Maximizing GPU Utilization

Let me get this straight. I’m developing my own ray tracing app (maybe real-time path tracing as well, but it’s so far beyond my knowledge lol). So, the most important thing I need to use is CUDA cores. But I need to use RT cores and Tensor cores as well. My question is, how can I really utilize the RT cores and Tensor cores? What tool do I need? Is it just CUDA Toolkit that is necessary for computer graphics and machine learning? Does OptiX using CUDA APIs? Does RT cores automatically utilized when I do DXR with my GPU? Does D3D includes from CUDA enough to do DirectX programming?

Explained in this video Tensor Cores in a Nutshell - YouTube, that Michael H said: “the best way to think about it is, the Tensor cores are basically inside CUDA cores”. Does that thing also apply to RT Cores? Another question is, does the RT cores, Tensor cores, registers, and shared memory grouped into one Streaming Multiprocessor?

For instance, my laptop has RTX 3050. Running deviceQuery, I found that it has 16 SMs, with 128 CUDA cores each SM, so that’s true I have 16 * 128 = 2048 CUDA cores in total. So, I have 64 Tensor cores, with 64 / 16 = 4 Tensor cores each SM? And then 16 RT cores, with 16 / 16 = 1 RT cores each SM?

Actually, I have a lot of question to ask. But I think it’s enough for now. Please help me.

You will automatically use RT cores for ray tracing when using one of the three available ray tracing APIs:
OptiX, DXR (DirectX12 ray tracing), or the Vulkan ray tracing extensions.
The display drivers will take care to make use of the RT cores the best they can.

All three ray tracing APIs allow programming their different ray tracing program domains (e.g. ray generation, closest hit, any hit, intersection, miss, …) in device code using different languages. CUDA C++ for OptiX, HLSL for DXR, GLSL (or HLSL) translated to SPIR-V for Vulkan RT.

Does OptiX using CUDA APIs?

Yes, OptiX is built on CUDA and since OptiX 7 versions you use the CUDA host (runtime/driver) APIs to manage all device resources directly and explicitly.

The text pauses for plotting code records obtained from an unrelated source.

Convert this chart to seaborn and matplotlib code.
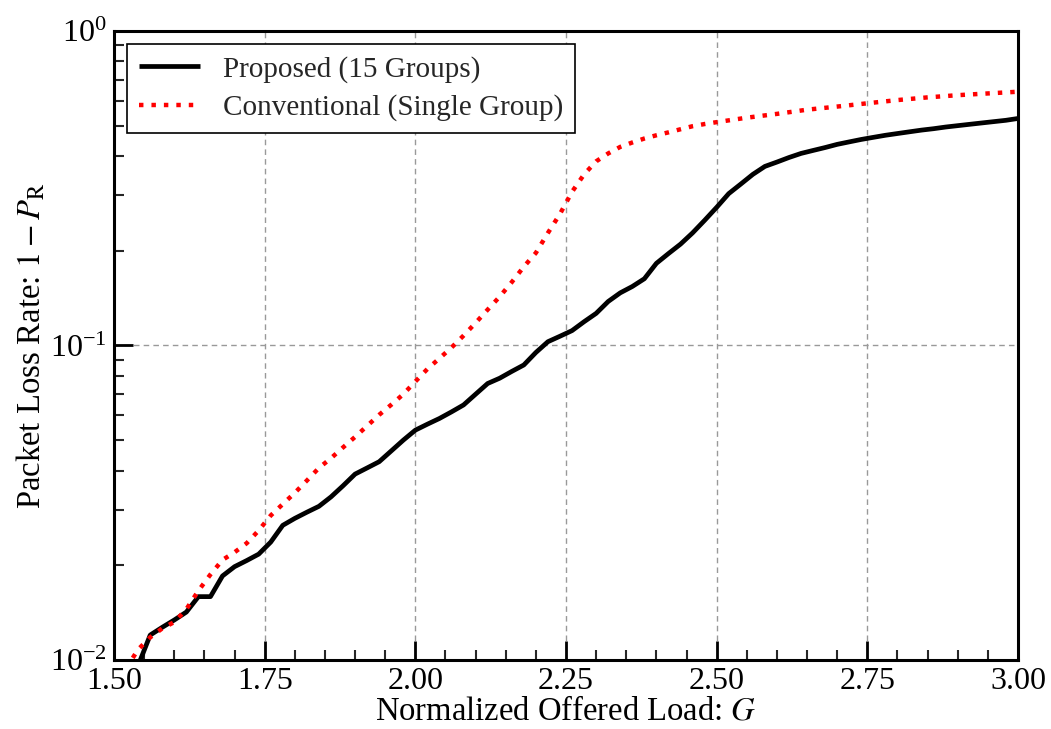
import numpy as np
import pandas as pd
import matplotlib
matplotlib.use("Agg")
import matplotlib.pyplot as plt
import seaborn as sns
from matplotlib.ticker import MultipleLocator, LogLocator, NullFormatter

# ---- data ----
g_proposed = [1.54, 1.56, 1.58, 1.60, 1.62, 1.64, 1.66, 1.68, 1.70, 1.72, 1.74, 1.76, 1.78,
              1.80, 1.82, 1.84, 1.86, 1.88, 1.90, 1.92, 1.94, 1.96, 1.98, 2.00, 2.02, 2.04,
              2.06, 2.08, 2.10, 2.12, 2.14, 2.16, 2.18, 2.20, 2.22, 2.24, 2.26, 2.28, 2.30,
              2.32, 2.34, 2.36, 2.38, 2.40, 2.42, 2.44, 2.46, 2.48, 2.50, 2.52, 2.54, 2.56,
              2.58, 2.60, 2.62, 2.64, 2.66, 2.68, 2.70, 2.72, 2.74, 2.76, 2.78, 2.80, 2.82,
              2.84, 2.86, 2.88, 2.90, 2.92, 2.94, 2.96, 2.98, 3.00]
loss_proposed = [0.0096, 0.0120, 0.0127, 0.0134, 0.0142, 0.0159, 0.0159, 0.0185, 0.0198, 0.0207,
                 0.0217, 0.0237, 0.0268, 0.0282, 0.0295, 0.0308, 0.0330, 0.0358, 0.0390, 0.0408,
                 0.0427, 0.0462, 0.0500, 0.0538, 0.0562, 0.0586, 0.0615, 0.0647, 0.0700, 0.0757,
                 0.0787, 0.0827, 0.0867, 0.0950, 0.1028, 0.1070, 0.1115, 0.1190, 0.1265, 0.1380,
                 0.1470, 0.1540, 0.1630, 0.1825, 0.1960, 0.2100, 0.2280, 0.2500, 0.2750, 0.3040,
                 0.3260, 0.3500, 0.3710, 0.3830, 0.3960, 0.4080, 0.4170, 0.4260, 0.4360, 0.4440,
                 0.4520, 0.4590, 0.4660, 0.4720, 0.4780, 0.4840, 0.4890, 0.4950, 0.5000, 0.5050,
                 0.5100, 0.5150, 0.5200, 0.5270]

g_conventional = [1.52, 1.54, 1.56, 1.58, 1.60, 1.62, 1.64, 1.66, 1.68, 1.70, 1.72, 1.74, 1.76,
                  1.78, 1.80, 1.82, 1.84, 1.86, 1.88, 1.90, 1.92, 1.94, 1.96, 1.98, 2.00, 2.02,
                  2.04, 2.06, 2.08, 2.10, 2.12, 2.14, 2.16, 2.18, 2.20, 2.22, 2.24, 2.26, 2.28,
                  2.30, 2.32, 2.34, 2.36, 2.38, 2.40, 2.42, 2.44, 2.46, 2.48, 2.50, 2.55, 2.60,
                  2.65, 2.70, 2.75, 2.80, 2.85, 2.90, 2.95, 3.00]
loss_conventional = [0.0094, 0.0108, 0.0118, 0.0126, 0.0132, 0.0145, 0.0166, 0.0187, 0.0208, 0.0220,
                     0.0235, 0.0258, 0.0288, 0.0313, 0.0340, 0.0372, 0.0408, 0.0438, 0.0474, 0.0512,
                     0.0555, 0.0602, 0.0648, 0.0700, 0.0768, 0.0842, 0.0910, 0.0985, 0.1075, 0.1180,
                     0.1300, 0.1430, 0.1590, 0.1780, 0.1970, 0.2280, 0.2620, 0.3080, 0.3500, 0.3850,
                     0.4080, 0.4280, 0.4420, 0.4550, 0.4660, 0.4760, 0.4870, 0.4980, 0.5060, 0.5130,
                     0.5300, 0.5450, 0.5620, 0.5750, 0.5890, 0.6030, 0.6150, 0.6250, 0.6330, 0.6410]

label_proposed = "Proposed (15 Groups)"
label_conventional = "Conventional (Single Group)"
x_ticks = [1.50, 1.75, 2.00, 2.25, 2.50, 2.75, 3.00]
x_ticklabels = ["1.50", "1.75", "2.00", "2.25", "2.50", "2.75", "3.00"]

# ---- style ----
sns.set_theme(style="ticks")
plt.rcParams["font.family"] = ["Liberation Serif", "DejaVu Serif"]
plt.rcParams["mathtext.fontset"] = "stix"

df_p = pd.DataFrame({"G": g_proposed, "loss": loss_proposed})
df_c = pd.DataFrame({"G": g_conventional, "loss": loss_conventional})

fig = plt.figure(figsize=(10.51, 7.29), dpi=100)
ax = fig.add_axes([0.1085, 0.0947, 0.8601, 0.8628])

sns.lineplot(data=df_p, x="G", y="loss", ax=ax, color="black", linewidth=3.4,
             label=label_proposed, solid_capstyle="butt")
sns.lineplot(data=df_c, x="G", y="loss", ax=ax, color="#ff0000", linewidth=3.2,
             label=label_conventional)
ax.lines[1].set_dashes([1.0, 1.8])
ax.lines[1].set_dash_capstyle("butt")

ax.set_yscale("log")
ax.set_xlim(1.5, 3.0)
ax.set_ylim(1e-2, 1e0)

ax.set_xticks(x_ticks)
ax.set_xticklabels(x_ticklabels)
ax.xaxis.set_minor_locator(MultipleLocator(0.05))
ax.yaxis.set_major_locator(LogLocator(base=10, numticks=10))
ax.yaxis.set_minor_locator(LogLocator(base=10, subs=np.arange(2, 10), numticks=20))
ax.yaxis.set_minor_formatter(NullFormatter())

ax.tick_params(axis="both", which="major", direction="in", length=14, width=2,
               labelsize=23, top=False, right=False, pad=5, colors="black")
ax.tick_params(axis="both", which="minor", direction="in", length=7, width=1.5,
               top=False, right=False)

for s in ax.spines.values():
    s.set_linewidth(2.2)
    s.set_color("black")

ax.grid(True, which="major", color="#999999", linestyle=(0, (4, 3)), linewidth=1.0)

ax.set_xlabel("Normalized Offered Load: $G$", fontsize=23.5, labelpad=0, color="black")
ax.set_ylabel("Packet Loss Rate: $1-P_{\\mathrm{R}}$", fontsize=23.5, labelpad=2, color="black")

leg = ax.legend(loc="upper left", fontsize=21, frameon=True, fancybox=False,
                edgecolor="black", framealpha=1.0, handlelength=2.1,
                borderaxespad=0.45, borderpad=0.4, labelspacing=0.4, handletextpad=0.8)
leg.get_frame().set_linewidth(1.2)

fig.savefig("out.png", dpi=100)
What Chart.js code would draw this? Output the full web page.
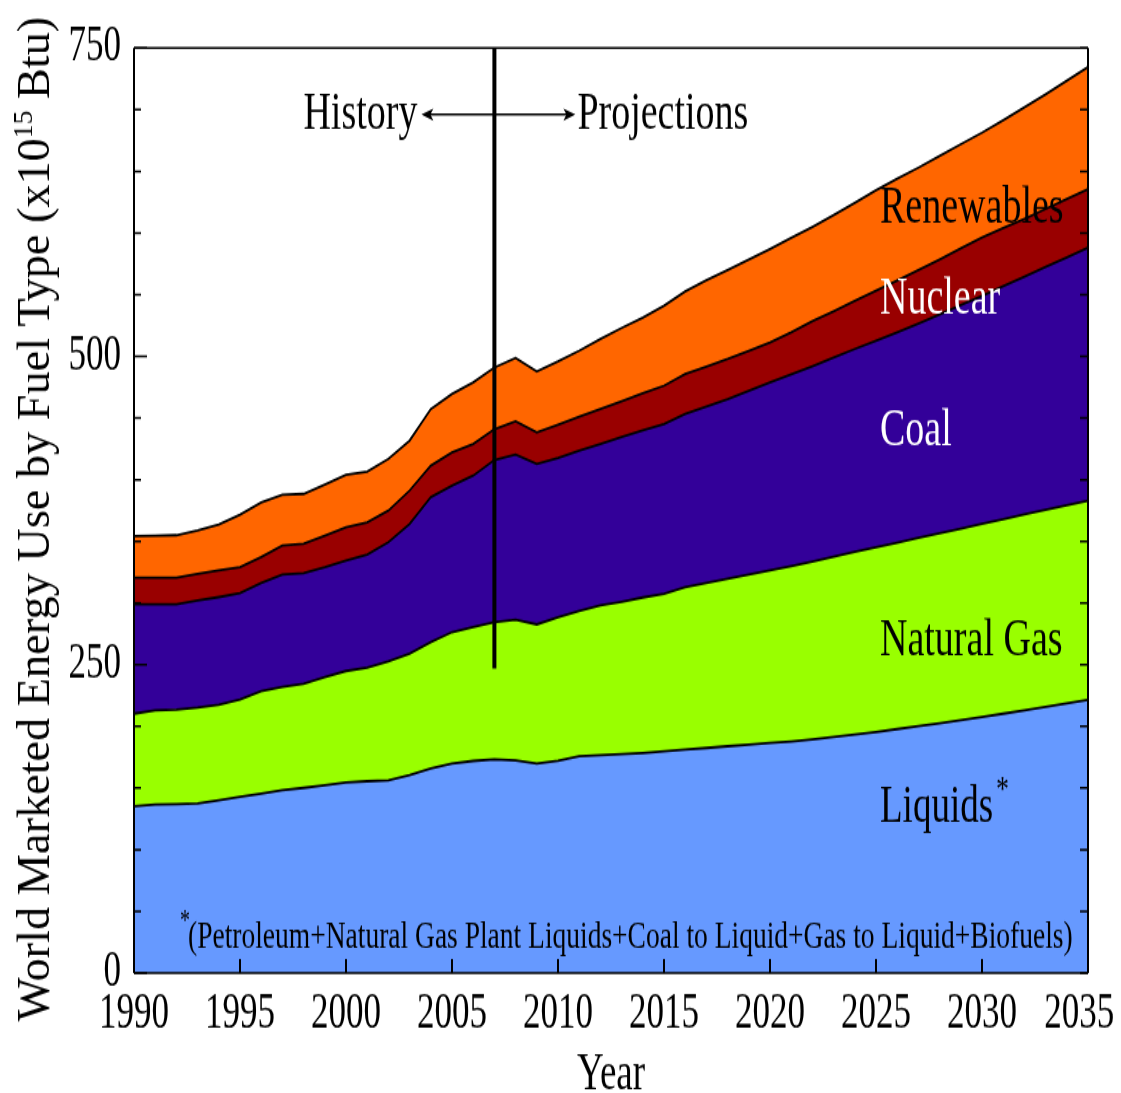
<!DOCTYPE html>
<html>
<head>
<meta charset="utf-8">
<script src="https://cdn.jsdelivr.net/npm/chart.js@4.4.1/dist/chart.umd.min.js"></script>
<style>
html,body{margin:0;padding:0;background:#fff;overflow:hidden;width:1121px;height:1093px;}
#wrap{position:absolute;left:0;top:0;width:1121px;height:781px;transform:scaleY(1.4);transform-origin:0 0;}
</style>
</head>
<body>
<div id="wrap"><canvas id="c"></canvas></div>
<script>
const years = ['1990','1991','1992','1993','1994','1995','1996','1997','1998','1999',
  '2000','2001','2002','2003','2004','2005','2006','2007','2008','2009',
  '2010','2011','2012','2013','2014','2015','2016','2017','2018','2019',
  '2020','2021','2022','2023','2024','2025','2026','2027','2028','2029',
  '2030','2031','2032','2033','2034','2035'];

const liquids = [135.3,136.6,136.9,137.4,140.1,142.8,145.5,148.2,150.1,152.3,
  154.5,155.5,156.3,160.4,165.8,169.9,172.0,173.3,172.5,169.9,
  172.0,175.8,176.6,177.4,178.4,179.8,181.2,182.5,183.9,185.2,
  186.5,187.8,189.5,191.5,193.5,195.4,197.8,200.2,202.6,205.0,
  207.6,210.3,213.0,215.8,218.6,221.5];

const naturalGas = [75.0,76.4,76.7,77.8,77.5,78.9,83.1,83.7,84.5,87.7,
  90.4,92.1,96.4,98.5,102.5,106.5,108.5,111.2,114.0,112.8,
  116.6,117.7,121.4,123.6,126.1,127.7,131.7,133.8,135.8,137.8,
  139.9,142.2,144.0,146.0,148.0,149.9,151.2,152.6,153.9,155.3,
  156.6,157.7,158.8,159.7,160.7,161.6];

const coal = [88.6,85.9,85.3,86.8,87.2,86.3,87.6,91.3,89.6,89.0,
  89.6,91.7,96.6,105.3,117.5,118.8,122.8,131.5,133.9,130.1,
  129.1,130.0,131.0,133.5,135.5,137.7,140.4,143.0,145.6,149.0,
  152.5,155.5,158.5,161.5,164.5,167.4,170.5,173.7,177.5,181.2,
  184.9,189.0,192.7,197.0,201.0,205.1];

const nuclear = [21.6,21.6,21.6,21.7,21.6,21.0,21.0,23.4,23.8,25.7,
  27.0,26.2,25.7,27.0,25.6,27.0,25.7,25.0,26.9,25.6,
  26.9,27.5,28.3,29.0,30.0,31.0,32.3,32.4,32.5,32.5,
  32.4,34.0,36.5,37.5,39.0,40.5,42.0,43.5,44.5,46.0,
  47.2,47.0,47.0,47.0,47.2,47.3];

const renewables = [33.7,34.2,34.5,35.1,37.2,42.7,44.3,41.1,40.5,41.3,
  42.5,41.1,41.9,40.5,45.9,47.3,49.9,50.0,51.3,49.4,
  51.3,53.6,56.7,59.5,61.5,64.8,67.0,70.1,72.2,74.0,
  75.7,76.5,76.5,78.0,79.5,81.5,82.5,83.0,84.0,84.5,
  85.1,87.5,90.5,93.0,96.0,99.1];

const seriesNames = ['Liquids','Natural Gas','Coal','Nuclear','Renewables'];
const xTickLabels = ['1990','1995','2000','2005','2010','2015','2020','2025','2030','2035'];
const yTickValues = [0,250,500,750];
const yMinorTickValues = [0,50,100,150,200,250,300,350,400,450,500,550,600,650,700,750];

const SERIF = '"Liberation Serif","Times New Roman",serif';
const S = 1.4; // vertical stretch applied to the wrapper

const frameTicks = {
  id: 'frameTicks',
  afterDatasetsDraw(chart) {
    const {ctx, chartArea: a, scales: {x, y}} = chart;
    ctx.save();
    ctx.strokeStyle = '#000';
    ctx.lineWidth = 1.5;
    yMinorTickValues.forEach(v => {
      const py = y.getPixelForValue(v);
      const L = yTickValues.includes(v) ? 13 : 7;
      ctx.beginPath();
      ctx.moveTo(a.left, py); ctx.lineTo(a.left + L, py);
      ctx.moveTo(a.right, py); ctx.lineTo(a.right - 8, py);
      ctx.stroke();
    });
    ctx.lineWidth = 2;
    xTickLabels.forEach(l => {
      const px = x.getPixelForValue(years.indexOf(l));
      ctx.beginPath();
      ctx.moveTo(px, a.bottom); ctx.lineTo(px, a.bottom - 10);
      ctx.stroke();
    });
    // frame
    ctx.lineWidth = 2;
    ctx.beginPath();
    ctx.moveTo(a.left, a.top); ctx.lineTo(a.left, a.bottom);
    ctx.moveTo(a.right, a.top); ctx.lineTo(a.right, a.bottom);
    ctx.stroke();
    ctx.lineWidth = 1.5;
    ctx.beginPath();
    ctx.moveTo(a.left, a.top); ctx.lineTo(a.right, a.top);
    ctx.moveTo(a.left, a.bottom); ctx.lineTo(a.right, a.bottom);
    ctx.stroke();
    ctx.restore();
  }
};

const annotations = {
  id: 'annotations',
  afterDraw(chart) {
    const {ctx, chartArea: a, scales: {x, y}} = chart;
    const px = yr => x.getPixelForValue(yr - 1990);
    ctx.save();
    // history / projections divider
    const dx = px(2007);
    ctx.strokeStyle = '#000';
    ctx.lineWidth = 4;
    ctx.beginPath();
    ctx.moveTo(dx, a.top); ctx.lineTo(dx, y.getPixelForValue(247));
    ctx.stroke();
    // arrow
    const ay = y.getPixelForValue(696);
    const l = dx - 73, r = dx + 81;
    ctx.lineWidth = 1.5;
    ctx.beginPath(); ctx.moveTo(l + 6, ay); ctx.lineTo(r - 6, ay); ctx.stroke();
    ctx.fillStyle = '#000';
    ctx.beginPath(); ctx.moveTo(l, ay); ctx.lineTo(l + 12, ay - 4.3); ctx.lineTo(l + 9, ay); ctx.lineTo(l + 12, ay + 4.3); ctx.closePath(); ctx.fill();
    ctx.beginPath(); ctx.moveTo(r, ay); ctx.lineTo(r - 12, ay - 4.3); ctx.lineTo(r - 9, ay); ctx.lineTo(r - 12, ay + 4.3); ctx.closePath(); ctx.fill();

    ctx.font = '38px ' + SERIF;
    ctx.textBaseline = 'alphabetic';
    const tb = y.getPixelForValue(685);
    ctx.textAlign = 'right';
    ctx.fillText('History', l - 4, tb);
    ctx.textAlign = 'left';
    ctx.fillText('Projections', r + 2, tb);

    // series labels
    const lx = px(2025) + 4;
    ctx.fillStyle = '#000';
    ctx.fillText(seriesNames[4], lx, y.getPixelForValue(608));
    ctx.fillStyle = '#fff';
    ctx.fillText(seriesNames[3], lx, y.getPixelForValue(534.5));
    ctx.fillText(seriesNames[2], lx, y.getPixelForValue(427.6));
    ctx.fillStyle = '#000';
    ctx.fillText(seriesNames[1], lx, y.getPixelForValue(257.5));
    ctx.font = '37px ' + SERIF;
    const ly = y.getPixelForValue(122.3);
    ctx.fillText(seriesNames[0], lx, ly);
    const lw = ctx.measureText(seriesNames[0]).width;
    ctx.font = '26px ' + SERIF;
    ctx.fillText('*', lx + lw + 3, ly - 15);

    // footnote
    const fy = y.getPixelForValue(21);
    ctx.font = '20px ' + SERIF;
    ctx.fillText('*', 180, fy - 13);
    ctx.font = '27.5px ' + SERIF;
    ctx.fillText('(Petroleum+Natural Gas Plant Liquids+Coal to Liquid+Gas to Liquid+Biofuels)', 188, fy);

    // y axis title (drawn unstretched)
    ctx.translate(49, 519 / S);
    ctx.scale(1, 1 / S);
    ctx.rotate(-Math.PI / 2);
    const mainF = '46.3px ' + SERIF, supF = '27.5px ' + SERIF;
    const t1 = 'World Marketed Energy Use by Fuel Type (x10', t2 = '15', t3 = ' Btu)';
    ctx.font = mainF; const w1 = ctx.measureText(t1).width, w3 = ctx.measureText(t3).width;
    ctx.font = supF; const w2 = ctx.measureText(t2).width;
    let sx = -(w1 + w2 + w3) / 2;
    ctx.textAlign = 'left';
    ctx.fillStyle = '#000';
    ctx.font = mainF; ctx.fillText(t1, sx, 0); sx += w1;
    ctx.font = supF; ctx.fillText(t2, sx, -17); sx += w2;
    ctx.font = mainF; ctx.fillText(t3, sx, 0);
    ctx.restore();
  }
};

const common = {borderColor: '#000', borderWidth: 1.8, pointRadius: 0, tension: 0};

new Chart(document.getElementById('c'), {
  type: 'line',
  data: {
    labels: years,
    datasets: [
      Object.assign({label: seriesNames[0], data: liquids, backgroundColor: '#6699ff', fill: 'origin'}, common),
      Object.assign({label: seriesNames[1], data: naturalGas, backgroundColor: '#99ff00', fill: '-1'}, common),
      Object.assign({label: seriesNames[2], data: coal, backgroundColor: '#330099', fill: '-1'}, common),
      Object.assign({label: seriesNames[3], data: nuclear, backgroundColor: '#990000', fill: '-1'}, common),
      Object.assign({label: seriesNames[4], data: renewables, backgroundColor: '#ff6600', fill: '-1'}, common)
    ]
  },
  options: {
    responsive: true,
    maintainAspectRatio: false,
    animation: false,
    layout: {padding: {left: 0, right: 33, top: 34.3, bottom: 0}},
    plugins: {legend: {display: false}, tooltip: {enabled: false}, title: {display: false}},
    scales: {
      x: {
        type: 'category',
        offset: false,
        grid: {display: false, drawTicks: false},
        border: {display: false},
        ticks: {
          autoSkip: false, maxRotation: 0, minRotation: 0, padding: 9, color: '#000',
          font: {family: SERIF, size: 35},
          callback(v) {
            const lab = this.getLabelForValue(v);
            if (!xTickLabels.includes(lab)) return '';
            return lab === '2035' ? lab + '\u2002' : lab;
          }
        },
        title: {display: true, text: 'Year', color: '#000', font: {family: SERIF, size: 37, lineHeight: 0.6}, padding: {top: 0, bottom: 2}},
        afterFit(s) { s.height = 86; s.paddingLeft = 0; s.paddingRight = 0; }
      },
      y: {
        stacked: true,
        min: 0, max: 750,
        grid: {display: false, drawTicks: false},
        border: {display: false},
        afterBuildTicks(s) { s.ticks = yTickValues.map(v => ({value: v})); },
        ticks: {padding: 13, color: '#000', font: {family: SERIF, size: 35}},
        afterFit(s) { s.width = 134; s.paddingTop = 0; s.paddingBottom = 0; }
      }
    }
  },
  plugins: [frameTicks, annotations]
});
</script>
</body>
</html>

Here’s an (older) comparison of OptiX and Vulkan RT:
https://forums.developer.nvidia.com/t/what-are-the-advantages-and-differences-between-optix-7-and-vulkan-raytracing-api/220360

Tensor cores are usually programmed directly with CUDA.
They are used inside OptiX for the built-in AI denoiser.
(I don’t think the Tensor core instructions themselves work inside developer provided OptiX device code though.)
Other than that, Tensor cores are used by the deep learning and inferencing tools you’ll find on the NVIDIA developer site.

What tool do I need? Is it just CUDA Toolkit that is necessary for computer graphics and machine learning?

For ray tracing with OptiX you need a supported NVIDIA GPU (Maxwell architecture and above, RTX boards highly recommended), an OptiX SDK 7.x version, a display driver supporting that OptiX 7.x version, a CUDA Toolkit supported by that display driver, a host compiler supported by that CUDA Toolkit version.
These things are listed inside the OptiX Release Notes. Find the link directly below the OptiX SDK download link of each version.
(E.g. I’m currently using RTX boards under Windows 10 with 535.98 drivers, OptiX 7.7.0, CUDA Toolkit 12.1, MSVS 2022.)

For ray tracing with DXR you would need the DirectX12 SDK. For Vulkan RT you would need the Vulkan SDK.
For these you would need an RTX board to have all features supported.

Does RT cores automatically utilized when I do DXR with my GPU?

Yes.

Does D3D includes from CUDA enough to do DirectX programming?

Not sure what you’re asking exactly.
DirectX 12 contains D3D and DXR graphics APIs. CUDA is a general purpose GPU programming API.
CUDA supports interoperability with OpenGL, D3D and Vulkan graphics APIs though, so that you can share some resources like buffers and texture among the APIs.
OptiX 7 doesn’t need CUDA interop because you’ll implement all resource management with CUDA host runtime or driver API calls inside the application yourself.

For more information about your GPU specific questions, please have a look through the CUDA programming manual at https://docs.nvidia.com/cuda/cuda-c-programming-guide/index.html
That explains the CUDA programming model and differences in GPU configurations and streaming multiprocessor capabilities.
That won’t explain RT cores though because these cannot be programmed directly. They can only be used via the three ray tracing APIs mentioned above. (OptiX, DXR, Vulkan RT).

If you decide to use OptiX for raytracing, more information can be found inside the OptiX 7 Programming Guide and API reference: https://raytracing-docs.nvidia.com/

If you have additional questions not answered in these docs or the OptiX developer forum already, just ask them there.